Common mistakes that undermine automation ROI
The most common failure is automating fragmented processes without redesigning ownership, policy, and data standards. This creates faster confusion rather than better operations. Another mistake is treating finance automation as a back-office IT project. Because finance processes depend on sales, procurement, operations, and customer lifecycle management, executive sponsorship must extend beyond the CFO or controller function. A third mistake is underestimating integration and data quality work. If source systems disagree on customer, product, contract, or entity data, automation will amplify reconciliation effort.
Organizations also misjudge the operating model required after go-live. Automated finance environments still need monitoring, observability, access reviews, release discipline, and incident response. Without these capabilities, workflow failures become harder to detect because fewer people touch the process manually. This is one reason managed cloud services are increasingly relevant to finance transformation programs: they provide the operational backbone needed to keep automated processes reliable and compliant.
How executives should think about ROI, risk, and governance
The ROI case for finance automation should be broader than labor savings. Leaders should evaluate faster close cycles, improved working capital visibility, fewer billing and payment disputes, stronger compliance posture, reduced audit friction, lower key-person dependency, and better decision quality from timely reporting. In many cases, the strategic return comes from enabling growth without linear increases in finance headcount or control overhead.

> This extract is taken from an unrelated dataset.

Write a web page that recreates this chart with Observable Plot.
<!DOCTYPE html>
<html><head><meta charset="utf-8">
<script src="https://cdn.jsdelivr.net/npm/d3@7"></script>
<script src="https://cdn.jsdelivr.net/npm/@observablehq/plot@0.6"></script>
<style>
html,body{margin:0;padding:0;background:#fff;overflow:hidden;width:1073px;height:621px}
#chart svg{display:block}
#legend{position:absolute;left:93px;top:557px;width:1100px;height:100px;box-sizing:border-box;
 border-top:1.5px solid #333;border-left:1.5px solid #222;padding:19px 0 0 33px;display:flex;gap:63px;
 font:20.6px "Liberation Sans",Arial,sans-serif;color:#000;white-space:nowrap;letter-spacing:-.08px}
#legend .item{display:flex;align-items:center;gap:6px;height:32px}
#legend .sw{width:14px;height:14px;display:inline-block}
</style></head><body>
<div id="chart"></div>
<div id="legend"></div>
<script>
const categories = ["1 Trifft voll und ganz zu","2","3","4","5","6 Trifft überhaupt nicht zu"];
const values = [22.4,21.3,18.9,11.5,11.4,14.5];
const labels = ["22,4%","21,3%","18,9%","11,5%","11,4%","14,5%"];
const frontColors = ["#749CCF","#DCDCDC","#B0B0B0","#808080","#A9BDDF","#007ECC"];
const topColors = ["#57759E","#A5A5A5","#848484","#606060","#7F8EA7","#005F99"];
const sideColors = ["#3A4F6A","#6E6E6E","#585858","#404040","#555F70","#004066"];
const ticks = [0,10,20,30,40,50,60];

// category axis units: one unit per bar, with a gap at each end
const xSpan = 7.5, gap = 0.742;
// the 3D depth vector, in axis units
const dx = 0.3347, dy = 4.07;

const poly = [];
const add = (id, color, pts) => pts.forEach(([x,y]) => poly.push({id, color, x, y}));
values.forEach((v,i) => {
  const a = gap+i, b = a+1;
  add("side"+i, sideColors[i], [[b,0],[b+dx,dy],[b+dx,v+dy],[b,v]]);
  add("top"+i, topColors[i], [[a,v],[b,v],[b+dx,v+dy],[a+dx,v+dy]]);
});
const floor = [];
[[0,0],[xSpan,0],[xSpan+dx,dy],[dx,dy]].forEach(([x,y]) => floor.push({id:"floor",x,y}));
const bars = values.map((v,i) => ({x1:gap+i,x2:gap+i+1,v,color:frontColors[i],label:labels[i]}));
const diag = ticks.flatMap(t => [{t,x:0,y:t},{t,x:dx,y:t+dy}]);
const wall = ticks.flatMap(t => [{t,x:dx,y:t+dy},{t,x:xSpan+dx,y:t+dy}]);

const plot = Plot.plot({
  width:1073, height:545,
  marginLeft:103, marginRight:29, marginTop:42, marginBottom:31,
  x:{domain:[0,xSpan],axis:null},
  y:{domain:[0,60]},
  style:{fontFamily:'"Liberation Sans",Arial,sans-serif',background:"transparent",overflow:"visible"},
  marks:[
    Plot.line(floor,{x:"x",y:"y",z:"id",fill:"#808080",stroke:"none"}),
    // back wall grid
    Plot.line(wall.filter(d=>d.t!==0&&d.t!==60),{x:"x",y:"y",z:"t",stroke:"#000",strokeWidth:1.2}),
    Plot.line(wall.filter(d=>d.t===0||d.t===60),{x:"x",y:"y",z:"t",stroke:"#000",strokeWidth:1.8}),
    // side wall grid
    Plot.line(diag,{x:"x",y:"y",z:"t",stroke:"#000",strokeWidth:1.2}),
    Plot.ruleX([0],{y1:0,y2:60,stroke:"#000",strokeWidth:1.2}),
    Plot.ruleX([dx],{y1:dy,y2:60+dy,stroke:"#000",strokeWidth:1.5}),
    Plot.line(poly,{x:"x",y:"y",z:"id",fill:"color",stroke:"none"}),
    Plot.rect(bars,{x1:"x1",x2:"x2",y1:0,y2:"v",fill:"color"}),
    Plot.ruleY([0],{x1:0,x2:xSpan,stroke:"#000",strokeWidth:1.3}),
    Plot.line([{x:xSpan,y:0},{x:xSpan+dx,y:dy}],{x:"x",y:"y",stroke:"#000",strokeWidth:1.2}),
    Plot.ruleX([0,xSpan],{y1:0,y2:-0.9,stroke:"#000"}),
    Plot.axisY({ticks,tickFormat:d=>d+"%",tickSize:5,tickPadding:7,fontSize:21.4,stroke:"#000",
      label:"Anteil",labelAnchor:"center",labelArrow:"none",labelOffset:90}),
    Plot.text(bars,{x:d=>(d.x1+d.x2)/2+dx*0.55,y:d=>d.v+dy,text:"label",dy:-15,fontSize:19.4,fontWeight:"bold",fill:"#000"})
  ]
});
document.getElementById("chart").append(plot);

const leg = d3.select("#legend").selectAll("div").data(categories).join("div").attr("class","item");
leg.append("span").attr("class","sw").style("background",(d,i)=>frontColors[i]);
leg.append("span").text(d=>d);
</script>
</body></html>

Risk mitigation should be explicit in the business case. That includes data governance, role-based access, segregation of duties, policy-driven approvals, retention controls, and resilience planning. It also includes vendor and architecture decisions that support enterprise scalability over time. A framework that works at one business unit but cannot support acquisitions, regional expansion, partner channels, or new pricing models will eventually become another source of manual work.
Future trends shaping finance automation frameworks
The next phase of finance automation will be defined by deeper convergence between operational and financial data. Business intelligence and operational intelligence will increasingly share common data foundations, allowing leaders to connect revenue, service delivery, customer behavior, and margin performance in near real time. AI will become more useful in exception management and forecasting support, but governance expectations will also rise. Enterprises will demand clearer lineage, stronger policy controls, and better explainability.
Architecturally, organizations will continue moving toward modular cloud ERP ecosystems connected through enterprise integration and API-first design. Multi-tenant SaaS will remain attractive for standardization, while dedicated cloud models will stay relevant where control, isolation, or partner enablement matter more. The partner ecosystem itself will become more important as enterprises seek providers that can combine platform capability, operational discipline, and transformation guidance rather than selling software in isolation.
Executive Conclusion
SaaS automation frameworks reduce manual finance operations when they are built as business systems, not tool stacks. The winning approach starts with process clarity, embeds controls into workflows, modernizes ERP and integration architecture, and treats data governance as a strategic asset. AI can add meaningful value, but only inside a disciplined operating model that protects compliance, security, and accountability. For executives, the priority is to choose a framework that improves finance efficiency today while supporting enterprise scalability tomorrow. That means aligning automation to business outcomes, selecting architecture that can evolve, and working with partners that strengthen delivery capability across technology, operations, and governance.